Così il parroco di Sant’Angelo dei Lombardi decise di allestire nella cripta della cattedrale una mostra permanente. Don Piero Fulchini ebbe l’intuizione di non lasciare una sola chiave di lettura: il dramma, ma scavò fino al nervo della sostanza per poter scrivere anche la storia degli anni seguenti. Ecco che attraverso quattro momenti: tragedia, attesa, speranza e rinascita, la mostra vuole rappresentare i quasi venti anni intercorsi tra la distruzione del tempio sacro, avvenuta la sera del 23 novembre 1980, e la sua riapertura al culto, il pomeriggio del 20 novembre 1999. Il vescovo dell’epoca era Mons. Salvatore Nunnari e la solenne concelebrazione di dedicazione fu presieduta da Mons. Andrea Cordero Lanza di Montezemolo, Nunzio Apostolico in Italia. I quattro totem, uno per ciascuna parola-momento chiave, sono aperti da una poesia di Domenico Cipriano tratta dalla raccolta Novembre: trema la terra, le vene hanno sangue che geme e ti riempie. / è un fiotto la terra che lotta, sussulta, avviluppa. confonde / la terra che affonda, ti rende sua onda, presente a ogni lato / soffoca il fiato, ti afferra, collutta, si sbatte, si spacca, ti vuole / e combatti, chiede il contatto, ti attacca, ti abbatte è fuoco / la terra del dopo risucchia di poco le crepe: la terra che trema / riempie memoria. ti stana, si affrange, ti strema, è padrona.

I segni del sisma a Sant’Angelo dei Lombardi

L’arcivescovo Pasquale Cascio ha donato quattro citazioni tratte dai Salmi, che vanno ad attanagliarsi indissolubilmente alle immagini e ai testi riportati. Ungarettianamente la mostra è stata intitolata “Come una foglia in autunno” e ben rappresenta un edificio sballottato dalla forza della natura, ma il protagonista dell’intero lavoro non è tanto la struttura-edificio quanto la Chiesa istituzione, comunità. Intorno alla cattedrale ruota un’intera diocesi, una serie di piccole comunità messe insieme dalla storia e dalle scelte degli uomini, ma unite da un percorso comune. Nella fase di reperimento del materiale, l’architetto della Soprintendenza di Avellino Cinzia Vitale fece un invito, a chi lavorava al progetto, frutto della sua esperienza: «Bisogna costruire qualcosa che ricordi ai nostri giovani che il terremoto tornerà». Ecco un’ulteriore accezione della memoria, quella che aiuta a progettare il futuro sulla base delle esperienze passate.

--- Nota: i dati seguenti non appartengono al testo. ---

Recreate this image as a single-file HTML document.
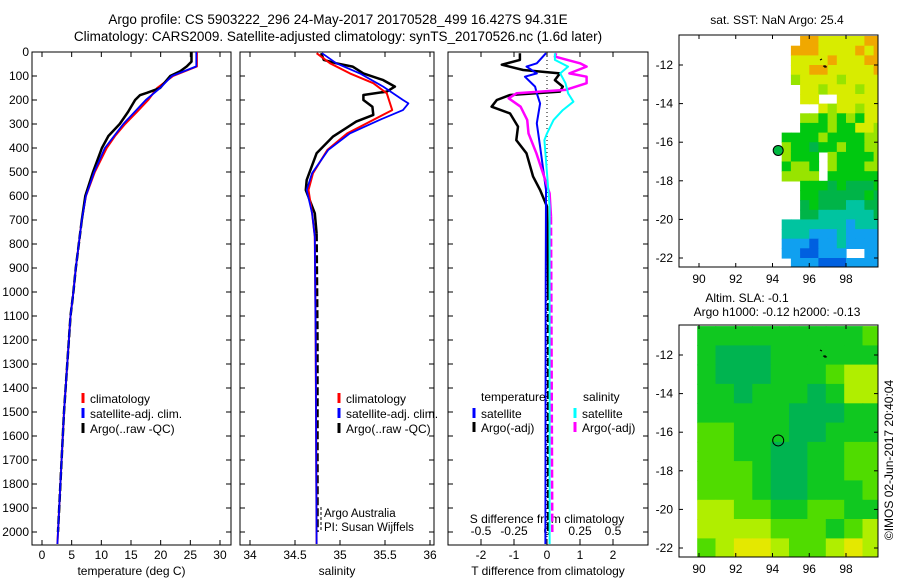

I segni del sisma a Sant’Angelo dei Lombardi

Diverse volte mi sono trovato a riflettere su quanto si faccia in fretta a dimenticare e, per non fare esempi troppo vicini nel tempo (ce ne sarebbero molti: dalla velocità con la quale abbiamo accantonato la paura per il coronavirus dello scorso marzo ad altre), propongo un episodio di duemila anni fa. A Pompei, nel 79 a.C., era comune credere che il Vesuvio fosse “la montagna”, una semplice e imponente altura, non un vulcano. Si era persa la testimonianza delle ultime eruzioni, la vita aveva ottenebrato morte e distruzione, la voglia di vivere aveva del tutto estromesso la reminiscenza dei fatti. Anche per questo, tutti rimasero ingannati dal Vesuvio, nessuno interpretò i segni precursori, nessuno ne tratteneva la memoria né personale né tramandata. Dal 23 novembre 2019, dopo venti anni dalla riapertura al culto e a trentanove dalla distruzione della cattedrale, una piccola mostra testimonia quanto accaduto, tiene viva la memoria del dramma e dello sconquasso della natura, mantiene accesi i ricordi dei tanti che hanno vissuto quegli attimi e i lunghi anni che sono seguiti. Quattro parole: tragedia, attesa, speranza e rinascita, segnano il tracciato per comprendere un pezzo di quanto viviamo oggi, magari lasciando la possibilità di imparare, finché c’è tempo.